La santé, obligée de consommer de l'énergie
En attendant une organisation planétaire autour d’une énergie plus propre (rêvons, mes amis, rêvons d’un monde sans énergie fossile), la sobriété énergétique est de rigueur pour émettre moins de CO2. Quid du secteur de la Santé ? L’emprunte climatique de la Santé est gigantesque, équivaut à 4,4 % des émissions nettes mondiales. Certaines opérations chirurgicales auraient la même emprunte carbone qu’un 3 500 km en voiture. On estime que 50 % à 85 % des déchets à risque infectieux devraient être considérés comme des déchets ménagers. Pour autant, ce secteur est obligé de consommer de l’énergie… pour sauver des vies. L’utilisation de l’électricité par les serveurs qui gardent les données de santé et d’imagerie médicale est justifiée, les nouvelles technologies doivent continuer leur émergence, le soin doit continuer, cela n’est pas négociable.

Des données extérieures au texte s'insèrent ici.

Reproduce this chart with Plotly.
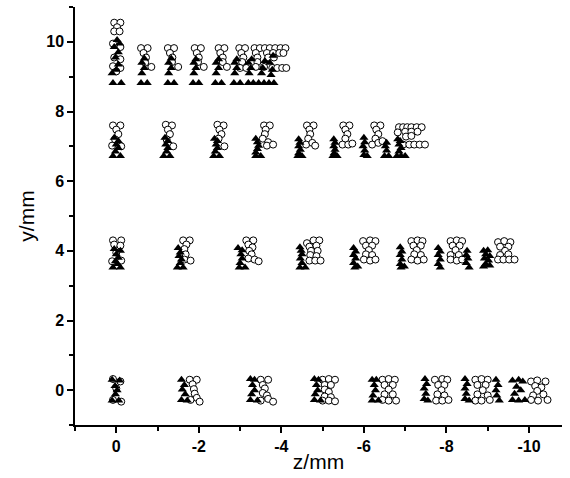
import plotly.graph_objects as go

# ---- data: (z, y) pairs, grouped by row ----
tri_row0 = [(0.1,0.3),(-0.08,0.28),(0.03,0.12),(-0.02,0.0),(0.02,-0.12),(0.1,-0.3),(-0.06,-0.3),
            (-1.58,0.3),(-1.65,0.15),(-1.6,0.02),(-1.67,-0.12),(-1.58,-0.28),(-1.72,-0.3),
            (-3.25,0.32),(-3.35,0.3),(-3.3,0.15),(-3.35,0.0),(-3.28,-0.12),(-3.25,-0.28),(-3.42,-0.3),
            (-4.8,0.32),(-4.9,0.3),(-4.85,0.15),(-4.88,0.0),(-4.82,-0.12),(-4.8,-0.28),(-4.95,-0.3),
            (-6.2,0.3),(-6.3,0.3),(-6.25,0.15),(-6.28,0.0),(-6.22,-0.15),(-6.2,-0.3),(-6.35,-0.3),
            (-7.48,0.32),(-7.52,0.18),(-7.46,0.05),(-7.5,-0.1),(-7.46,-0.25),(-7.55,-0.3),
            (-8.45,0.32),(-8.5,0.18),(-8.45,0.05),(-8.48,-0.1),(-8.45,-0.25),(-8.55,-0.3),
            (-9.2,0.3),(-9.25,0.15),(-9.2,0.0),(-9.22,-0.15),(-9.28,-0.3),
            (-9.6,0.28),(-9.75,0.3),(-9.85,0.25),(-9.7,0.1),(-9.8,0.0),(-9.65,-0.1),(-9.6,-0.28),(-9.75,-0.3),(-9.9,-0.28)]
circ_row0 = [(0.08,0.32),(-0.1,0.25),(0.0,0.05),(0.08,-0.28),(-0.12,-0.33),
             (-1.78,0.3),(-1.95,0.3),(-1.85,0.17),(-1.88,0.03),(-1.9,-0.1),(-1.95,-0.22),(-2.02,-0.33),(-1.8,-0.28),
             (-3.5,0.3),(-3.68,0.3),(-3.55,0.15),(-3.6,0.05),(-3.55,-0.08),(-3.65,-0.15),(-3.5,-0.3),(-3.68,-0.25),(-3.8,-0.33),
             (-5.0,0.3),(-5.15,0.32),(-5.3,0.3),(-5.05,0.15),(-5.2,0.15),(-5.05,0.02),(-5.15,-0.05),(-5.05,-0.18),(-5.2,-0.2),(-5.0,-0.3),(-5.15,-0.3),(-5.3,-0.32),
             (-6.45,0.3),(-6.6,0.32),(-6.75,0.3),(-6.5,0.15),(-6.7,0.15),(-6.6,0.02),(-6.5,-0.12),(-6.7,-0.12),(-6.45,-0.28),(-6.6,-0.3),(-6.78,-0.3),
             (-7.72,0.3),(-7.9,0.32),(-8.02,0.3),(-7.8,0.15),(-7.95,0.15),(-7.88,0.0),(-7.78,-0.12),(-7.95,-0.15),(-7.75,-0.3),(-7.9,-0.3),(-8.05,-0.28),
             (-8.7,0.3),(-8.85,0.32),(-9.0,0.3),(-8.75,0.15),(-8.95,0.15),(-8.88,0.0),(-8.75,-0.12),(-9.0,-0.15),(-8.7,-0.3),(-8.85,-0.3),(-9.05,-0.28),
             (-10.05,0.25),(-10.2,0.28),(-10.4,0.25),(-10.15,0.12),(-10.3,0.08),(-10.2,-0.02),(-10.1,-0.15),(-10.35,-0.12),(-10.05,-0.28),(-10.22,-0.3),(-10.45,-0.28)]

tri_row4 = [(0.05,4.05),(-0.1,4.0),(0.0,3.9),(-0.05,3.8),(0.02,3.7),(0.08,3.52),(-0.1,3.52),(-0.03,3.62),
            (-1.5,4.08),(-1.55,3.95),(-1.52,3.85),(-1.58,3.75),(-1.55,3.65),(-1.48,3.52),(-1.62,3.52),
            (-2.95,4.08),(-3.05,4.02),(-3.02,3.9),(-3.05,3.78),(-3.0,3.65),(-2.98,3.52),(-3.12,3.52),
            (-4.45,4.1),(-4.48,4.0),(-4.5,3.9),(-4.46,3.78),(-4.5,3.65),(-4.45,3.52),(-4.58,3.52),
            (-5.75,4.08),(-5.8,3.98),(-5.75,3.88),(-5.8,3.78),(-5.75,3.65),(-5.78,3.52),(-5.85,3.55),
            (-6.88,4.1),(-6.92,3.98),(-6.88,3.88),(-6.92,3.75),(-6.88,3.62),(-6.9,3.52),(-6.98,3.55),
            (-7.8,4.08),(-7.85,3.98),(-7.8,3.88),(-7.85,3.75),(-7.8,3.62),(-7.85,3.52),
            (-8.5,4.0),(-8.48,3.88),(-8.52,3.78),(-8.48,3.65),(-8.55,3.52),
            (-8.9,4.0),(-9.0,4.02),(-8.95,3.9),(-9.05,3.85),(-8.92,3.78),(-9.02,3.72),(-8.95,3.62),(-9.05,3.58),(-8.9,3.55)]
circ_row4 = [(0.08,4.3),(-0.12,4.3),(0.05,4.18),(-0.1,4.15),(0.0,3.95),(0.1,3.7),(-0.12,3.72),
             (-1.62,4.3),(-1.78,4.3),(-1.7,4.18),(-1.65,4.05),(-1.68,3.9),(-1.65,3.75),(-1.8,3.72),
             (-3.15,4.3),(-3.32,4.3),(-3.2,4.18),(-3.3,4.1),(-3.22,4.0),(-3.28,3.9),(-3.2,3.78),(-3.35,3.75),(-3.45,3.7),
             (-4.62,4.22),(-4.78,4.3),(-4.92,4.3),(-4.68,4.12),(-4.85,4.15),(-4.72,4.0),(-4.88,4.0),(-4.7,3.88),(-4.85,3.85),(-4.68,3.72),(-4.82,3.72),(-4.95,3.72),
             (-5.98,4.28),(-6.15,4.3),(-6.28,4.28),(-6.05,4.15),(-6.2,4.15),(-6.12,4.02),(-6.05,3.9),(-6.2,3.88),(-6.0,3.75),(-6.15,3.72),(-6.28,3.75),
             (-7.15,4.28),(-7.3,4.3),(-7.42,4.28),(-7.2,4.15),(-7.38,4.15),(-7.28,4.02),(-7.22,3.9),(-7.38,3.88),(-7.15,3.75),(-7.3,3.72),(-7.45,3.75),
             (-8.1,4.28),(-8.25,4.3),(-8.38,4.28),(-8.15,4.15),(-8.32,4.15),(-8.22,4.02),(-8.1,3.88),(-8.3,3.88),(-8.1,3.75),(-8.25,3.72),(-8.38,3.75),
             (-9.25,4.25),(-9.4,4.28),(-9.55,4.25),(-9.3,4.12),(-9.5,4.12),(-9.42,4.0),(-9.3,3.88),(-9.5,3.9),(-9.25,3.75),(-9.38,3.75),(-9.52,3.75),(-9.65,3.75)]

tri_row7 = [(0.05,7.25),(-0.05,7.15),(0.0,7.05),(-0.05,6.95),(0.02,6.85),(0.08,6.72),(-0.1,6.72),
            (-1.18,7.25),(-1.25,7.15),(-1.2,7.05),(-1.25,6.95),(-1.22,6.85),(-1.15,6.72),(-1.3,6.72),
            (-2.38,7.22),(-2.45,7.15),(-2.42,7.05),(-2.45,6.95),(-2.4,6.85),(-2.36,6.72),(-2.5,6.72),
            (-3.38,7.22),(-3.42,7.12),(-3.45,7.02),(-3.42,6.92),(-3.38,6.82),(-3.38,6.72),(-3.5,6.72),
            (-4.42,7.2),(-4.45,7.1),(-4.42,7.0),(-4.46,6.9),(-4.42,6.8),(-4.4,6.72),(-4.5,6.72),
            (-5.27,7.2),(-5.3,7.1),(-5.27,7.0),(-5.3,6.9),(-5.28,6.8),(-5.25,6.72),(-5.35,6.72),
            (-6.0,7.25),(-6.02,7.12),(-5.98,7.0),(-6.02,6.88),(-6.0,6.75),(-6.08,6.72),
            (-6.55,7.1),(-6.52,7.0),(-6.55,6.88),(-6.5,6.72),(-6.6,6.72),
            (-6.82,7.2),(-6.88,7.15),(-6.85,7.05),(-6.9,6.95),(-6.85,6.85),(-6.8,6.72),(-6.9,6.72),(-7.0,6.72)]
circ_row7 = [(0.08,7.6),(-0.1,7.6),(0.0,7.48),(-0.05,7.35),(0.1,7.02),(-0.12,7.0),(0.03,7.2),
             (-1.2,7.62),(-1.35,7.6),(-1.25,7.48),(-1.3,7.35),(-1.22,7.2),(-1.38,7.0),
             (-2.45,7.62),(-2.6,7.6),(-2.5,7.48),(-2.55,7.35),(-2.48,7.22),(-2.62,7.0),
             (-3.58,7.6),(-3.72,7.6),(-3.62,7.48),(-3.6,7.35),(-3.55,7.22),(-3.68,7.12),(-3.65,7.02),(-3.8,7.05),
             (-4.62,7.6),(-4.78,7.6),(-4.68,7.48),(-4.7,7.35),(-4.65,7.22),(-4.6,7.05),(-4.75,7.1),(-4.82,7.02),
             (-5.5,7.6),(-5.65,7.6),(-5.55,7.48),(-5.6,7.35),(-5.55,7.22),(-5.48,7.05),(-5.62,7.05),(-5.72,7.08),
             (-6.25,7.6),(-6.4,7.6),(-6.3,7.48),(-6.35,7.35),(-6.28,7.22),(-6.2,7.05),(-6.35,7.1),(-6.45,7.15),
             (-6.85,7.55),(-6.82,7.4),(-6.95,7.55),(-7.05,7.55),(-7.15,7.55),(-7.28,7.55),(-7.4,7.55),(-7.0,7.42),(-7.15,7.42),(-7.3,7.42),
             (-7.02,7.28),(-7.15,7.3),(-6.95,7.05),(-7.1,7.05),(-7.22,7.05),(-7.35,7.05),(-7.48,7.05)]

tri_row9 = [(0.08,8.82),(-0.12,8.82),(0.0,9.2),(-0.05,9.35),(0.02,9.55),(-0.05,9.7),(0.05,9.85),(-0.02,10.05),(0.1,9.1),(-0.08,9.95),
            (-0.6,8.82),(-0.75,8.82),(-0.62,9.1),(-0.68,9.25),(-0.62,9.4),(-0.68,9.52),
            (-1.25,8.82),(-1.4,8.82),(-1.27,9.1),(-1.33,9.25),(-1.27,9.4),(-1.33,9.52),
            (-1.86,8.82),(-2.0,8.82),(-1.88,9.1),(-1.93,9.25),(-1.88,9.4),(-1.93,9.5),
            (-2.4,8.82),(-2.55,8.82),(-2.42,9.1),(-2.48,9.25),(-2.42,9.4),(-2.48,9.5),
            (-2.85,8.82),(-3.0,8.82),(-2.87,9.1),(-2.92,9.25),(-2.87,9.4),(-2.92,9.5),
            (-3.2,8.82),(-3.32,8.82),(-3.22,9.1),(-3.26,9.25),(-3.2,9.4),(-3.28,9.5),
            (-3.45,8.82),(-3.58,8.82),(-3.7,8.82),(-3.82,8.82),(-3.52,9.1),(-3.55,9.25),(-3.6,9.45),
            (-3.75,9.05),(-3.78,9.2),(-3.72,9.4),(-3.8,9.6)]
circ_row9 = [(0.05,10.55),(-0.1,10.55),(-0.02,10.42),(0.05,10.3),(-0.08,10.3),(0.08,9.95),(-0.1,9.85),(0.05,9.55),(-0.1,9.5),(0.08,9.3),(-0.1,9.25),(0.0,9.15),
             (-0.6,9.82),(-0.76,9.82),(-0.66,9.68),(-0.72,9.55),(-0.7,9.4),(-0.85,9.28),
             (-1.25,9.82),(-1.4,9.82),(-1.3,9.68),(-1.36,9.55),(-1.35,9.42),(-1.5,9.28),
             (-1.9,9.82),(-2.05,9.82),(-1.95,9.68),(-2.0,9.55),(-1.98,9.42),(-2.12,9.28),
             (-2.48,9.82),(-2.62,9.82),(-2.52,9.68),(-2.58,9.55),(-2.58,9.42),(-2.68,9.28),
             (-2.98,9.82),(-3.12,9.82),(-3.03,9.68),(-3.08,9.55),(-3.05,9.42),(-3.0,9.25),(-3.15,9.25),
             (-3.35,9.82),(-3.48,9.82),(-3.38,9.68),(-3.42,9.55),(-3.42,9.42),(-3.38,9.28),
             (-3.6,9.82),(-3.72,9.82),(-3.85,9.82),(-3.98,9.82),(-4.1,9.82),(-3.65,9.68),(-3.8,9.68),(-3.95,9.68),(-4.05,9.68),
             (-3.68,9.55),(-3.82,9.55),(-3.58,9.28),(-3.78,9.25),(-3.9,9.25),(-4.02,9.25),(-4.12,9.25)]

x_tickvals = [0, -2, -4, -6, -8, -10]
y_tickvals = [0, 2, 4, 6, 8, 10]

circ_all = circ_row0 + circ_row4 + circ_row7 + circ_row9
tri_all = tri_row0 + tri_row4 + tri_row7 + tri_row9

fig = go.Figure()
fig.add_trace(go.Scatter(
    x=[p[0] for p in circ_all], y=[p[1] for p in circ_all], mode="markers",
    marker=dict(symbol="circle", size=7, color="white", line=dict(color="black", width=1)),
    showlegend=False, hoverinfo="skip"))
fig.add_trace(go.Scatter(
    x=[p[0] for p in tri_all], y=[p[1] for p in tri_all], mode="markers",
    marker=dict(symbol="triangle-up", size=8, color="black", line=dict(width=0)),
    showlegend=False, hoverinfo="skip"))

tickfont = dict(family="Liberation Sans, Arial, sans-serif", size=16, color="black", weight="bold")
titlefont = dict(family="Liberation Sans, Arial, sans-serif", size=21, color="black")

fig.update_layout(
    width=570, height=478,
    margin=dict(l=75, r=8, t=7, b=53),
    paper_bgcolor="white", plot_bgcolor="white",
    xaxis=dict(range=[1, -10.8], tickvals=x_tickvals, ticktext=[str(v) for v in x_tickvals],
               ticks="outside", ticklen=6, tickwidth=1.5, tickcolor="black",
               minor=dict(dtick=1, tick0=1, ticks="outside", ticklen=4, tickwidth=1.5, tickcolor="black"),
               showline=True, linecolor="black", linewidth=1.5, showgrid=False, zeroline=False,
               tickfont=tickfont, title=dict(text="z/mm", font=titlefont, standoff=0)),
    yaxis=dict(range=[-1, 11], tickvals=y_tickvals, ticktext=[str(v) for v in y_tickvals],
               ticks="outside", ticklen=6, tickwidth=1.5, tickcolor="black",
               minor=dict(dtick=1, tick0=1, ticks="outside", ticklen=4, tickwidth=1.5, tickcolor="black"),
               showline=True, linecolor="black", linewidth=1.5, showgrid=False, zeroline=False,
               tickfont=tickfont, title=dict(text="y/mm", font=titlefont, standoff=6)),
)

fig.write_html("out.html", config={"displayModeBar": False},
               post_script="document.body.style.margin='0';document.body.style.padding='0';")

Cependant, la Santé ne s’est par regardée en face. La fabrication et l’acheminement des médicaments, la politique du tout jetable, le tri des déchets, l’utilisation des gaz anesthésiants très polluants, les bâtiments qui sont des passoires énergétiques, tout cela mérite d’être considéré et repensé avec un regard environnemental. Mais l’hôpital public, en crise, pourra-t-il encore supporter ces contraintes ou initiatives supplémentaires ? Je pense que oui, car cela correspond aux valeurs des soignants. Des solutions écologiques dans certains services hospitaliers ont d’ailleurs déjà prouvé leur efficacité. Et puis cela est une nécessité. En attendant la seule solution valable et rationnelle (une énergie puissante et « plus propre » au niveau mondial), l’emprunte carbone de la Santé doit baisser, comme pour tous les autres secteurs. Et si l’on place enfin un peu d’éthique dans la croissance économique en choisissant des investissements plus justes par exemple, et si la parole des scientifiques, spécialistes du climat et de l’énergie, a enfin plus d’écoute que l’opinion de Monsieur Tout-le-monde, alors nous y arriverons ensemble.